The Lernaean Hydra or the Second Labor of Heracles

That second labor, most renowned in fame,
Eurystheus proclaimed when Heracles came:
For there was a beast, Typhon’s half-breed son,
That sprang from the swamp, and in the land had done
Whate’er it listed, killing cattle and
Ravaging the fields, the pasture, the whole land;
This Eurystheus told Heracles to slay,
And Heracles went out without delay.
Iolaus accompanied him and drove
The chariot of the fierce son of Jove.
When they reached Lerna, Heracles beheld
The hydra on a hill.

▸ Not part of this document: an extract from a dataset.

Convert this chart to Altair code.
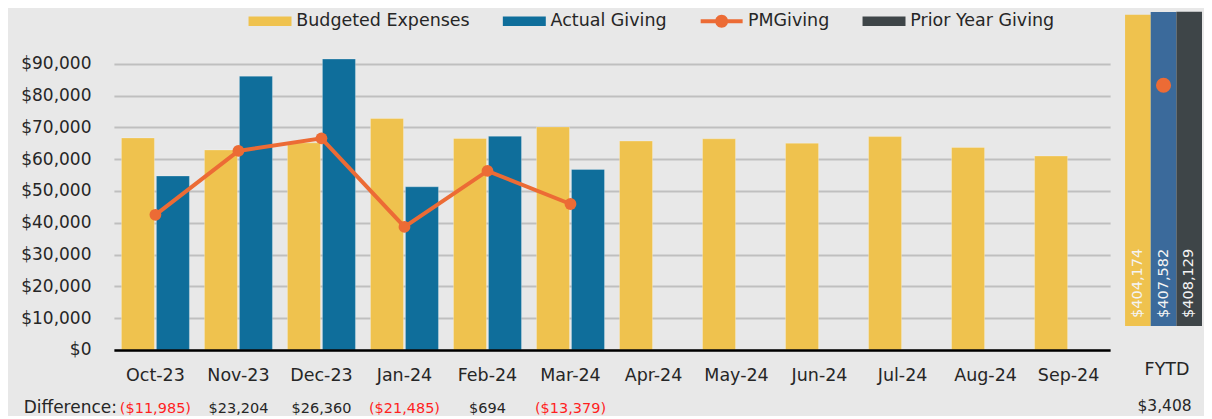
import altair as alt
import pandas as pd

# ---------------- data ----------------
months = ["Oct-23", "Nov-23", "Dec-23", "Jan-24", "Feb-24", "Mar-24",
          "Apr-24", "May-24", "Jun-24", "Jul-24", "Aug-24", "Sep-24"]
budgeted = [66685, 62896, 65140, 72785, 66506, 70161,
            65700, 66400, 65000, 67100, 63700, 61000]
actual = [54700, 86100, 91500, 51300, 67200, 56782]
pm_giving = [42500, 62600, 66550, 38700, 56300, 45900]
differences = [-11985, 23204, 26360, -21485, 694, -13379]

series_names = ["Budgeted Expenses", "Actual Giving", "PMGiving", "Prior Year Giving"]
fytd_names = ["Budgeted Expenses", "Actual Giving", "Prior Year Giving"]
fytd_values = [404174, 407582, 408129]
fytd_difference = 3408
y_ticks = [0, 10000, 20000, 30000, 40000, 50000, 60000, 70000, 80000, 90000]

# ---------------- styles ----------------
YELLOW = "#EFC24E"
BLUE = "#0F6E9B"
ORANGE = "#EC6B35"
DARK = "#3E4548"
FYTD_BLUE = "#3B6A9B"
TEXT = "#262626"
RED = "#FF1F1F"
BG = "#E8E8E8"
GRID = "#BFBFBF"
FONT = "DejaVu Sans"

W, H = 997, 335
FW, FH = 77, 311
Y_MAX = 105310
FYTD_MAX = 403587

RECT_PATH = "M-4.3,-0.95H4.3V0.95H-4.3Z"
PM_PATH = "M-4.2,-0.4H4.2V0.4H-4.2Z M-1.3,0A1.3,1.3 0 1,1 1.3,0A1.3,1.3 0 1,1 -1.3,0Z"

# ---------------- tables ----------------
bars_df = pd.DataFrame({
    "month": months + months[:len(actual)],
    "series": ["Budgeted Expenses"] * len(budgeted) + ["Actual Giving"] * len(actual),
    "value": budgeted + actual,
})
pm_df = pd.DataFrame({"month": months[:len(pm_giving)], "value": pm_giving})
diff_df = pd.DataFrame({"month": months[:len(differences)], "diff": differences})
diff_df["label"] = [f"(${abs(d):,})" if d < 0 else f"${d:,}" for d in differences]
legend_df = pd.DataFrame({"series": series_names})

color_scale = alt.Scale(domain=series_names, range=[YELLOW, BLUE, ORANGE, DARK])
shape_scale = alt.Scale(domain=series_names, range=[RECT_PATH, RECT_PATH, PM_PATH, RECT_PATH])

x_axis = alt.Axis(labelAngle=0, labelFontSize=17.5, labelColor=TEXT,
                  labelPadding=16.5, ticks=False, grid=False,
                  domainColor="#000000", domainWidth=2.5, zindex=1)
x_enc = alt.X("month:N", sort=months, title=None,
              scale=alt.Scale(paddingInner=0, paddingOuter=0), axis=x_axis)
y_scale = alt.Scale(domain=[0, Y_MAX], nice=False)
y_axis = alt.Axis(values=y_ticks, format="$,.0f", labelFontSize=17,
                  labelColor=TEXT, labelPadding=23, ticks=False,
                  domain=False, gridColor=GRID, gridWidth=2, labelOverlap=False)

legend = alt.Legend(
    title=None, orient="none", direction="horizontal",
    legendX=147.5, legendY=-3,
    symbolSize=100, symbolStrokeWidth=0, symbolOpacity=1,
    labelOffset=17.5, columnPadding=32.5, labelFontSize=17.5,
    labelColor=TEXT, labelLimit=400, labelFont=FONT,
)

bars = alt.Chart(bars_df).mark_bar(
    stroke="#FFFFFF", strokeOpacity=0.25, strokeWidth=1
).encode(
    x=x_enc,
    xOffset=alt.XOffset("series:N", sort=["Budgeted Expenses", "Actual Giving"],
                        scale=alt.Scale(domain=["Budgeted Expenses", "Actual Giving"],
                                        paddingInner=0.057, paddingOuter=0.215)),
    y=alt.Y("value:Q", scale=y_scale, title=None, axis=y_axis),
    color=alt.Color("series:N", scale=color_scale, legend=legend),
)

legend_layer = alt.Chart(legend_df).mark_point(filled=True, opacity=0, size=100).encode(
    color=alt.Color("series:N", scale=color_scale, legend=legend),
    shape=alt.Shape("series:N", scale=shape_scale, legend=legend),
)

line = alt.Chart(pm_df).mark_line(color=ORANGE, strokeWidth=4).encode(
    x=alt.X("month:N", sort=months, title=None, axis=x_axis),
    y=alt.Y("value:Q", title=None, axis=y_axis),
)
points = alt.Chart(pm_df).mark_circle(color=ORANGE, size=140, opacity=1).encode(
    x=alt.X("month:N", sort=months, title=None, axis=x_axis),
    y=alt.Y("value:Q", title=None, axis=y_axis),
)

diff_text = alt.Chart(diff_df).mark_text(
    fontSize=14.5, font=FONT, baseline="alphabetic"
).encode(
    x=alt.X("month:N", sort=months, title=None, axis=x_axis),
    y=alt.value(398),
    text="label:N",
    color=alt.condition("datum.diff < 0", alt.value(RED), alt.value(TEXT)),
)
diff_title = alt.Chart(pd.DataFrame({"label": ["Difference:"]})).mark_text(
    fontSize=17, font=FONT, baseline="alphabetic", align="right", color=TEXT
).encode(x=alt.value(3), y=alt.value(398), text="label:N")

main = alt.layer(bars, line, points, diff_text, diff_title, legend_layer).properties(
    width=W, height=H)

# ---------------- FYTD panel ----------------
fytd_df = pd.DataFrame({"series": fytd_names, "value": fytd_values})
fytd_x = alt.X("series:N", sort=fytd_names, title=None, axis=None,
               scale=alt.Scale(paddingInner=0, paddingOuter=0))
fytd_y_scale = alt.Scale(domain=[0, FYTD_MAX], nice=False)

fbars = alt.Chart(fytd_df).mark_bar().encode(
    x=fytd_x,
    y=alt.Y("value:Q", scale=fytd_y_scale, axis=None, title=None),
    color=alt.Color("series:N", scale=alt.Scale(domain=fytd_names,
                                                range=[YELLOW, FYTD_BLUE, DARK]),
                    legend=None),
)
flabels = alt.Chart(fytd_df).mark_text(
    angle=270, align="left", baseline="middle", dx=8,
    color="#F4F4F4", fontSize=14.5, font=FONT
).encode(
    x=fytd_x,
    y=alt.value(FH),
    text=alt.Text("value:Q", format="$,.0f"),
)
fdot = alt.Chart(pd.DataFrame({"series": ["Actual Giving"], "value": [sum(pm_giving)]})).mark_circle(
    color=ORANGE, size=230, opacity=1
).encode(x=fytd_x, y=alt.Y("value:Q", axis=None, title=None))
ftitle = alt.Chart(pd.DataFrame({"label": ["FYTD"]})).mark_text(
    fontSize=17.5, font=FONT, color=TEXT, baseline="alphabetic"
).encode(x=alt.value(42), y=alt.value(360), text="label:N")
fdiff = alt.Chart(pd.DataFrame({"label": [f"${fytd_difference:,}"]})).mark_text(
    fontSize=15.5, font=FONT, color=TEXT, baseline="alphabetic"
).encode(x=alt.value(39.5), y=alt.value(396), text="label:N")

fytd = alt.layer(fbars, flabels, fdot, ftitle, fdiff).properties(width=FW, height=FH)

chart = alt.hconcat(main, fytd, spacing=15, bounds="flush").resolve_scale(
    x="independent", y="independent", color="independent", shape="independent"
).resolve_legend(color="independent", shape="independent").properties(
    padding={"left": 12, "top": 3, "right": 2, "bottom": 0}
).configure(
    background=BG, font=FONT
).configure_view(stroke=None)

chart.save("out.html", embed_options={"renderer": "svg", "actions": False})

His bloodlust swelled,
And his brands he put quickly to the flame,
Then fired at the hydra; from the hill it came.
Though Typhon had a hundred heads, his son
Had only nine: immortal though was one.
When Heracles approached, the serpent twined
Itself about his legs, seeking thus to bind
The demigod, who stood both firm and tall,
Whose club upon each head one by one did fall:
But soon as one was struck, forth sprang two more;
So bit by bit the hero was pressed sore;
Moreover, the foul hydra had a friend,
A crab against which he had to defend;
Whether the crab sought truly to help the snake,
Or whether thought it opportune to take
Advantage of an easy meal, attacked
It the foot of Heracles: but he cracked
The crab with his club, and broke it to bits:
The hydra by this point was giving him fits;
And lest his strength should fail, and he expire,
He called to Iolaus, who set a fire
In a nearby forest, and took in his hands,
Two branches, which he used as fiery brands:
Together then, they two worked to defeat
The hydra; with his club, Heracles would beat
Off one of the heads, then Iolaus would
Burn the root: this destroyed the heads for good.

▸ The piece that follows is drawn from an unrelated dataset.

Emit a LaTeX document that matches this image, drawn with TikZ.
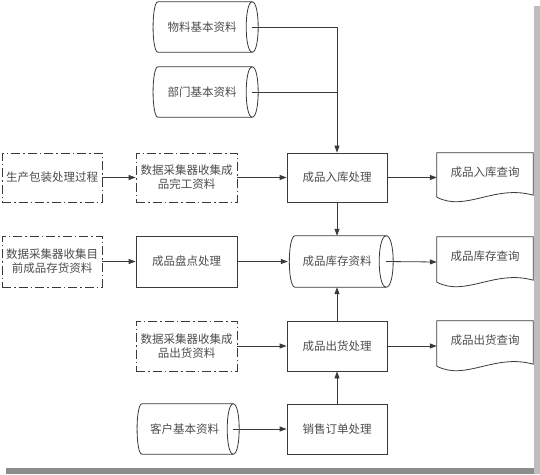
\documentclass[tikz,border=0pt]{standalone}
\usepackage{fontspec}
\newfontfamily\cjk{Noto Sans CJK SC}
\usetikzlibrary{arrows.meta,calc}
\definecolor{lnc}{HTML}{3A3A3A}
\definecolor{txc}{HTML}{4D4D4D}
\definecolor{shadowR}{HTML}{BDBDBD}
\definecolor{shadowB}{HTML}{8C8C8C}
\tikzset{
  txt/.style={font=\cjk\fontsize{11.5}{14}\selectfont, text=txc, align=center, inner sep=0pt},
  procbox/.style={txt, draw=lnc, line width=0.8pt, minimum width=100pt, minimum height=50pt},
  extbox/.style={txt, draw=lnc, line width=0.8pt, dash pattern=on 9pt off 3pt on 1.5pt off 3pt, minimum width=100pt, minimum height=50pt},
  cylbody/.style={txt, minimum width=100pt, minimum height=50pt},
  docbody/.style={txt, minimum width=96pt, minimum height=50pt, text height=9pt, text depth=12pt},
  shp/.style={draw=lnc, line width=0.8pt},
  conn/.style={draw=lnc, line width=0.8pt, -{Triangle[length=7pt,width=5pt]}},
  plain/.style={draw=lnc, line width=0.8pt}
}
\newcommand\drawcyl[2]{%
  \draw[shp] ([xshift=#2pt]#1.north west) -- (#1.north east)
    (#1.south east) -- ([xshift=#2pt]#1.south west)
    ([xshift=#2pt]#1.north west) .. controls ([xshift=-0.3pt, yshift=-1pt]#1.north west) and ([xshift=-0.3pt, yshift=1pt]#1.south west) .. ([xshift=#2pt]#1.south west);
  \draw[shp] (#1.north east) .. controls ([xshift=-1.33*#2pt]#1.north east) and ([xshift=-1.33*#2pt]#1.south east) .. (#1.south east)
    .. controls ([xshift=1.33*#2pt]#1.south east) and ([xshift=1.33*#2pt]#1.north east) .. (#1.north east);
}
\newcommand\drawdoc[1]{%
  \draw[shp] ([yshift=5pt]#1.south west) -- (#1.north west) -- (#1.north east) -- ([yshift=7pt]#1.south east)
    .. controls ($(#1.south west)!0.6!(#1.south east)+(0,-18)$) and ($(#1.south west)!0.3!(#1.south east)+(0,10)$) .. ([yshift=5pt]#1.south west);
}
\begin{document}
\begin{tikzpicture}[x=1pt,y=-1pt]
\useasboundingbox (0,0) rectangle (540,474);
\fill[white] (0,0) rectangle (540,474);
\fill[shadowR] (534,6) rectangle (540,474);
\fill[shadowB] (6,468) rectangle (534,474);

% cylinders
\node[cylbody, minimum width=100pt] (wl) at (202,27) {物料基本资料};
\node[cylbody, minimum width=100pt] (bm) at (202,92) {部门基本资料};
\node[cylbody, minimum width=98pt, minimum height=51pt] (kc) at (337,261.5) {成品库存资料};
\node[cylbody, minimum width=97pt] (kh) at (184.5,429) {客户基本资料};
\drawcyl{wl}{6}
\drawcyl{bm}{6}
\drawcyl{kc}{7}
\drawcyl{kh}{6}

% process boxes
\node[procbox, minimum height=49pt] (rk) at (337,177.5) {成品入库处理};
\node[procbox, minimum width=101pt, minimum height=51pt] (pd) at (186.5,261.5) {成品盘点处理};
\node[procbox] (ch) at (337,346) {成品出货处理};
\node[procbox] (xs) at (337,429) {销售订单处理};

% external (dash-dot) boxes
\node[extbox, minimum height=49pt] (sc) at (52,177.5) {生产包装处理过程};
\node[extbox, minimum width=101pt, minimum height=49pt] (sj1) at (186.5,177.5) {数据采集器收集成\\品完工资料};
\node[extbox, minimum height=51pt] (sj2) at (52,261.5) {数据采集器收集目\\前成品存货资料};
\node[extbox, minimum width=101pt] (sjc) at (186.5,346) {数据采集器收集成\\品出货资料};

% documents
\node[docbody, minimum height=49pt] (rkq) at (485,177.5) {成品入库查询};
\node[docbody] (kcq) at (485,262) {成品库存查询};
\node[docbody] (chq) at (485,346) {成品出货查询};
\drawdoc{rkq}
\drawdoc{kcq}
\drawdoc{chq}

% connectors
\draw[conn] (wl.east) -| (rk.north);
\draw[plain] (bm.east) -- (bm.east -| rk.north);
\draw[conn] (sc.east) -- (sj1.west);
\draw[conn] (sj1.east) -- (rk.west);
\draw[conn] (rk.east) -- (rkq.west);
\draw[conn] (rk.south) -- (kc.north);
\draw[conn] (sj2.east) -- (pd.west);
\draw[conn] (pd.east) -- (kc.west);
\draw[conn] (kc.east) -- (kcq.west);
\draw[conn] (ch.north) -- (kc.south);
\draw[conn] (sjc.east) -- (ch.west);
\draw[conn] (ch.east) -- (chq.west);
\draw[conn] (xs.north) -- (ch.south);
\draw[conn] (kh.east) -- (xs.west);
\end{tikzpicture}
\end{document}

Now, once the mortal heads had all been slain,
And the hero knowing he couldn’t brain
The immortal head, he rather dug a hole,
And buried it instead; then a stone did roll
Over its grave, and so was put to rest
The fiend by which the land had been possessed.
In the hydra’s blood the hero dipped his darts,
(It was a poison worse than Hecate’s arts)
And coated the points; this dreadful toxin slew
Whoe’er was pierced by the foul serpent’s brew.
But when he returned, Eurystheus swore
That this labor would not be counted, for
He had been helped; the labor had been shared;
And alone the danger had not been bared.